The government is planning to reduce the minimum payout to 25 percent of net income under international accounting standards, closer to where it was before an increase to 50 percent last year, according to two officials familiar with the matter. They asked not to be identified because the discussions aren’t public and there is no final decision. Authorities will continue to push for higher rates from some companies, one of the people said.

After scraping for cash to survive the biggest oil downturn in a generation, the government is changing tack now that public finances stabilize following a deal late last year to trim global crude supply. Even when under pressure in 2016 to bridge the widest budget deficit in half a decade, authorities allowed for exemptions to many of Russia’s largest corporations from paying 50 percent of their profit in dividends. 

The rules applied to all state companies, including Gazprom PJSC, Aeroflot PJSC, Russian Railways JSC and Rosneftegaz JSC, which holds a majority stake in Rosneft PJSC. According to the terms of the budget, state companies were supposed to provide 483 billion rubles ($8 billion) in dividends this year, an estimate that assumes a payout of half their net income.

Stocks Drop

Rosneft shares dropped as much as 3.3 percent, the lowest in a month, while Gazprom slid 3 percent, the lowest on an intraday basis since Nov. 29. Flagship carrier Aeroflot PJSC also fell 3 percent, while oil-pipeline operator Transneft PJSC declined 1.4 percent.

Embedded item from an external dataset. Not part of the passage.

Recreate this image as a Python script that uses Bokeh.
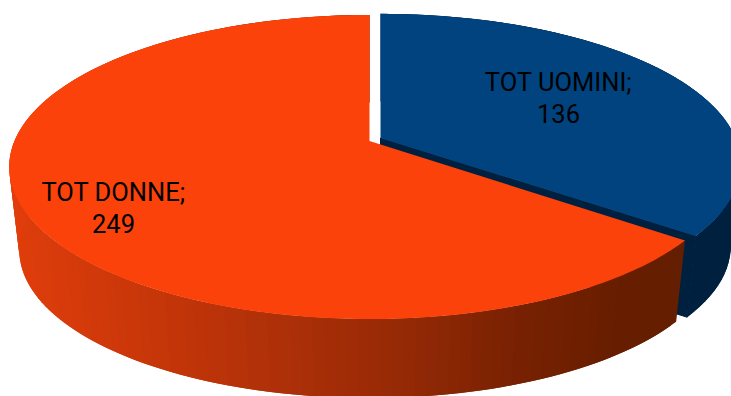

“If you hold a controlling stake and can’t influence a decision about dividend payments, that means either something is wrong with the corporate-governance procedures of the given company or there is absolutely no will or desire on the part of the main shareholder to do or change anything,” said Alexander Losev, head of Sputnik Asset Management, a Moscow investment fund.

Confusion has reined about the policy since instructions issued for last year including the 50-percent figure -- expired starting this month. A document on dividend rules for 2017, which was submitted to the government, was returned for reworking, Deputy Finance Minister Alexey Moiseev said last week.

Finance Minister Anton Siluanov last week said that the budget was still based on the assumption that companies would pay dividends equal to 50 percent of last year’s profit in 2017.

The Finance Ministry wants to reduce the budget shortfall by one percentage point each year to balance the books by 2020. It brought the deficit below 4 percent last year by tapping one of its wealth funds and selling some state assets.

Plans to double dividend payouts have met with opposition before. Deputy Prime Minister Arkady Dvorkovich has suggested the government should decide on dividends for each state-run company separately after studying their investment programs and current market conditions.